Il y a peu de poètes dans l’humanité qui ont su nous faire trembler avec la puissance des noms : les dames du temps jadis, les seigneurs, les grands personnages historiques qui encerclent les souffrances de Villon comme des vestiges de la beauté perdue sont de palpitants emblèmes de la condition humaine qui est mot, prononciation, paroles et Villon désigne, appelle tous ces noms, des gens perdus et lointains pour les assembler autour de soi avec ses compagnons de tavernes et de misères, pour les garder et les préserver des ravages du temps, pour chanter leurs noms dans notre mémoire, pour rappeler les vivants au souvenir des morts pour opposer au néant de la mort l’appel du nom, la mémoire pitoyable.

Radicalement impoétique parce que radicalement immergé dans la réalité de son temps, Villon est un des rares poètes dont la voix est par nature nécessaire et naturellement partie du monde.

La voix endolorie ou sardonique, violente ou comique, parodique ou méditative de François Villon semble surgir aujourd’hui encore du fond le plus sombre, des caves, des cachots, de la fosse creusée à même la terre où il demeura prisonnier, vivant des mois dans le noir, nourri par un seau au bout d’une corde.

De cette fosse si basse et humble, de cet antre noir sous le niveau du sol, Villon fut libéré à l’improviste par une grâce royale inespérée, alors qu’il devait être pendu (pour un attentat commis par un autre).

Dès lors, depuis cette grâce, François Villon se dissout, nous ne savons plus rien de lui, sous quelle identité et sous quel masque tiré du kaléidoscope de sa comédie il conclut son expérience du monde.
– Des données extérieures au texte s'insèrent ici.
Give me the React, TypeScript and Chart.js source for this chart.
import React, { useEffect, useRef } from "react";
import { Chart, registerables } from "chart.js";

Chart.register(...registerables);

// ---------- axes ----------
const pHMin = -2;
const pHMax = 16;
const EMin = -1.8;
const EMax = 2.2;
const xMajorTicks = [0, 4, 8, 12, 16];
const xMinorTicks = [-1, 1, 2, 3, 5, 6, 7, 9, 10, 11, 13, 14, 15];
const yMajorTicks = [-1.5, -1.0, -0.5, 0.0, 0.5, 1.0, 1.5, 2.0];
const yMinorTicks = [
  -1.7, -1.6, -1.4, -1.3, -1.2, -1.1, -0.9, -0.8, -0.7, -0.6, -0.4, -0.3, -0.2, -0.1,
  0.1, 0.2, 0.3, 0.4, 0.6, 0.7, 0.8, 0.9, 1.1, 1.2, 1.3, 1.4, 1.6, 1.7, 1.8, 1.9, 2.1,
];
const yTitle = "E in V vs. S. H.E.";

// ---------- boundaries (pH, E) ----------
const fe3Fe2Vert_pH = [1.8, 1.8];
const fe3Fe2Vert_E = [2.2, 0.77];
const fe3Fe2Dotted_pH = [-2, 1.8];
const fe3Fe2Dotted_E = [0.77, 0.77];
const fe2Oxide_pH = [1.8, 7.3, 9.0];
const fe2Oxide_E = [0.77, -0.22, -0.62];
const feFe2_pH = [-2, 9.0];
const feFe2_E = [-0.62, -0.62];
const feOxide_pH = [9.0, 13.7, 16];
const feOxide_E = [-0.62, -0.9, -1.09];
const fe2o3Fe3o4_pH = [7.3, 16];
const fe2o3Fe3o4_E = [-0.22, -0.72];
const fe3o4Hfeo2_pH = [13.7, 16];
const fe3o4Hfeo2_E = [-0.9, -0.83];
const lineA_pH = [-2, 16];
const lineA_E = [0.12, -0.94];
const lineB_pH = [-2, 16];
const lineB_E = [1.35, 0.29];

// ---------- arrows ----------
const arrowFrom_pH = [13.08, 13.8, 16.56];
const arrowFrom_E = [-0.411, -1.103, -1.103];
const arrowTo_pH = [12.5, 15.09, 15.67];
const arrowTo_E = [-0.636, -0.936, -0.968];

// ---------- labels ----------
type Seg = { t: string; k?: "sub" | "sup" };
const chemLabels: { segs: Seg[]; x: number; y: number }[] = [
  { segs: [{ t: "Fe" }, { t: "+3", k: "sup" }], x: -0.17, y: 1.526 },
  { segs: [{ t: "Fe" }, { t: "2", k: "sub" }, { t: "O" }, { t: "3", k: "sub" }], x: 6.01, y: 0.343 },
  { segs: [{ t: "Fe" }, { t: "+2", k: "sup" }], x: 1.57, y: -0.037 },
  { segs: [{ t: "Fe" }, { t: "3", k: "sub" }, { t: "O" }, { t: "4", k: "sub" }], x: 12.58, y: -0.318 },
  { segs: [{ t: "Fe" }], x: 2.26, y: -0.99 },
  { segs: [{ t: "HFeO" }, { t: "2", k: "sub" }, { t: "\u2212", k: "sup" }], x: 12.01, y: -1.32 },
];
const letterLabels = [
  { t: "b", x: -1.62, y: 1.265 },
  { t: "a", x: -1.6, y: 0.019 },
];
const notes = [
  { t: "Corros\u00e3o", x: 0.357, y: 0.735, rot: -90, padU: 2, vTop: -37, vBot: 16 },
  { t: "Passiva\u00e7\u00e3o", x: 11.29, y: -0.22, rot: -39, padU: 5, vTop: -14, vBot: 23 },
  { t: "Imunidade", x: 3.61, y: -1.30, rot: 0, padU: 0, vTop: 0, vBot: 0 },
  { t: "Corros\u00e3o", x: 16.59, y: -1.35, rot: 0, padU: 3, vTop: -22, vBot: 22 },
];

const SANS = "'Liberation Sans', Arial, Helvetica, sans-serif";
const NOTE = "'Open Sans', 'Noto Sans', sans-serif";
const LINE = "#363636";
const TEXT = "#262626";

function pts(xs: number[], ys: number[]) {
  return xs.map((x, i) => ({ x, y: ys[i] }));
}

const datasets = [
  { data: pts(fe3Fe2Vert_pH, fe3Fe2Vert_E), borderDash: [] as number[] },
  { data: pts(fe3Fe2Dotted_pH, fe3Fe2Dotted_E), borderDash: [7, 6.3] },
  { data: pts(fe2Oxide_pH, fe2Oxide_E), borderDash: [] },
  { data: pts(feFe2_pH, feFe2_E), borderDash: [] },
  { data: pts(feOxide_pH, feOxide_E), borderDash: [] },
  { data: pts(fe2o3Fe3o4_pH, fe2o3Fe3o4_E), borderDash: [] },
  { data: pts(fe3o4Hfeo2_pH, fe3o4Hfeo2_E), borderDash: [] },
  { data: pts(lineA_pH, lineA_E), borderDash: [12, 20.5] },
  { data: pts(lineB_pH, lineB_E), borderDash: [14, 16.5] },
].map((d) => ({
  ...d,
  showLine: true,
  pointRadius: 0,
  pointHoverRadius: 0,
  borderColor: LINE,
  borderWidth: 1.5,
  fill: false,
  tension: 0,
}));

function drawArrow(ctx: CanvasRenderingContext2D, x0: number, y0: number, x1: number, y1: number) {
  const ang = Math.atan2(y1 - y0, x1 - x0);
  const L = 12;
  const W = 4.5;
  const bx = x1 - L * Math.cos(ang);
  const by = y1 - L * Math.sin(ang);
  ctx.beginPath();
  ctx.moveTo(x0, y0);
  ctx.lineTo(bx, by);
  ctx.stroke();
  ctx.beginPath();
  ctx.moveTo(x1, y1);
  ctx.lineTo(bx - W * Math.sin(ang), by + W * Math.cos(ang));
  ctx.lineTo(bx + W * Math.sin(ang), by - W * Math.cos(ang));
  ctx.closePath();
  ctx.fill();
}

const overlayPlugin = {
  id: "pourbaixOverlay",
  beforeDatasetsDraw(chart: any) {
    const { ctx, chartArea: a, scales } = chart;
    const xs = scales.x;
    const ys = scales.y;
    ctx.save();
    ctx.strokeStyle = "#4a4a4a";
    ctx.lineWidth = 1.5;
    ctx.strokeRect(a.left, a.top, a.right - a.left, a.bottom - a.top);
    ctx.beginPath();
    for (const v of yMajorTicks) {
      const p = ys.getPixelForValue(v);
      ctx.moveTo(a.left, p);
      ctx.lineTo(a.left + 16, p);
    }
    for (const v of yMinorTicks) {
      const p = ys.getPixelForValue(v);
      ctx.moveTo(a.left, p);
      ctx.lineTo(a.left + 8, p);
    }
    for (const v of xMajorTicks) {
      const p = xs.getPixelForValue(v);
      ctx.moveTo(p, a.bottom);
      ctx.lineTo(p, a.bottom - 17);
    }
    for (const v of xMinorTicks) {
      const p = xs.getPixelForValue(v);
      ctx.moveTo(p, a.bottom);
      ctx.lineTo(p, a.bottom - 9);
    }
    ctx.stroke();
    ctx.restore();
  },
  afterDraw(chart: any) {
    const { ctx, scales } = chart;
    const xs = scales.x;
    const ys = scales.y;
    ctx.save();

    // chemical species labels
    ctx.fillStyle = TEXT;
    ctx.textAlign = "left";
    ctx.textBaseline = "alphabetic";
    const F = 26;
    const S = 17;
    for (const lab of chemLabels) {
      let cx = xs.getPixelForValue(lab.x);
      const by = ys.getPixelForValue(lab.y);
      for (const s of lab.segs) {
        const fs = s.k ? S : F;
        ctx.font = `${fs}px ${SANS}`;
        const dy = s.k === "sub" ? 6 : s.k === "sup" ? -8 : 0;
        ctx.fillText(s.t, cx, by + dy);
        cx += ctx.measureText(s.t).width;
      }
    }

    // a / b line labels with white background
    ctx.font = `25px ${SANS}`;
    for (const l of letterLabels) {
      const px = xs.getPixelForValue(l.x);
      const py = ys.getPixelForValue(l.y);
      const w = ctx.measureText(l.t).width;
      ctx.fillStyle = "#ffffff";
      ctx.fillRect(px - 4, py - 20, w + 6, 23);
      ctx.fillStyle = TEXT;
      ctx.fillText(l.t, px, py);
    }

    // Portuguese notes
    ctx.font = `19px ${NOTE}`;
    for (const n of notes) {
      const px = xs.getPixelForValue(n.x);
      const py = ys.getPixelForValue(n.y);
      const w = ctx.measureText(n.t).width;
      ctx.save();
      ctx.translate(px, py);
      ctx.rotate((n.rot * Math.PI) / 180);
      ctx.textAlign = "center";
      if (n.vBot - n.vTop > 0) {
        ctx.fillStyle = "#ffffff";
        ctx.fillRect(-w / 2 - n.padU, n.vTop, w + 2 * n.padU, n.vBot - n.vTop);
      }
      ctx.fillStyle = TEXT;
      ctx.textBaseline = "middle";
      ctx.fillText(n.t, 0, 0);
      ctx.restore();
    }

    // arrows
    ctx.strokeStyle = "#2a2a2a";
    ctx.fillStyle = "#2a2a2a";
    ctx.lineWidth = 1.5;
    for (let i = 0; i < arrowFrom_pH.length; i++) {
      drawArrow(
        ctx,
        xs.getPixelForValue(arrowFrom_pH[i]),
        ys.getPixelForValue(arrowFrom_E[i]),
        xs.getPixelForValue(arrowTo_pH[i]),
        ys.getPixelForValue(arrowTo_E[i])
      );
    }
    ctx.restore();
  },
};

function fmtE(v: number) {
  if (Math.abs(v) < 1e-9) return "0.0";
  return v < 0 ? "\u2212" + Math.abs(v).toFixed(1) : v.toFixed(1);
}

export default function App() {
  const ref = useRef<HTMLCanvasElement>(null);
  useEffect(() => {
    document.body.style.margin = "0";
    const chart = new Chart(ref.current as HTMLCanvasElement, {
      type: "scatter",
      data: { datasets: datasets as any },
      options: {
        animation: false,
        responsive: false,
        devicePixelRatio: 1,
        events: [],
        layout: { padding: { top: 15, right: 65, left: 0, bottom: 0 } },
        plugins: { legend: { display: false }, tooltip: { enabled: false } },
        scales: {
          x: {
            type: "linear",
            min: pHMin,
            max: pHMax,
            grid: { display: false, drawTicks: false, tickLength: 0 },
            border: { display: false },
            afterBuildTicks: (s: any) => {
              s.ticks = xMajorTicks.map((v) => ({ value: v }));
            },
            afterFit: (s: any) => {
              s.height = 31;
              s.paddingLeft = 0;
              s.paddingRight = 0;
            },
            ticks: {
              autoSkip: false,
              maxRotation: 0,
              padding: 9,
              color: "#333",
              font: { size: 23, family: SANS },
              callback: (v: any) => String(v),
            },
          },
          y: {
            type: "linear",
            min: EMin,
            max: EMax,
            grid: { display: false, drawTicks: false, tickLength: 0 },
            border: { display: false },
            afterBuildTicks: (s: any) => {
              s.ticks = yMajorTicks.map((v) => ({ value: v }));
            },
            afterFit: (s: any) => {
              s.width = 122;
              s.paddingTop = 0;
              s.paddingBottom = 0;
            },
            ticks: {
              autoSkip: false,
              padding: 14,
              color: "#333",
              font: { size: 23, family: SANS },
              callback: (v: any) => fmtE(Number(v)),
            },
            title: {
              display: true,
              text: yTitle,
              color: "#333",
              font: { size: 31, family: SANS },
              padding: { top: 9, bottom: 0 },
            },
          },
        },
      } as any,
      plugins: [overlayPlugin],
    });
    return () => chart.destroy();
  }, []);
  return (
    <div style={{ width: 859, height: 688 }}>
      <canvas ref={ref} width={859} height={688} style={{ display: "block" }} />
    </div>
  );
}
Villon le poète, François Villon, disparaît ce jour, à près de trente-trois ans.

Mais sa voix continue à remonter du noir, à la hauteur de la neige et de la pluie, vers ce monde en face duquel Villon se sentit toujours humble et indigne.

Pourtant, si nous cherchons une poésie qui soit en même temps prière, nous la trouvons là, chez ce témoin et chantre des bas-fonds et des misères humaines, dans cette voix qui monte du bas, beaucoup plus que chez tant d’auto flagellants mystiques ancêtres ou contemporains.

Villon ne fut peut-être qu’un homme capable d’une grande compassion.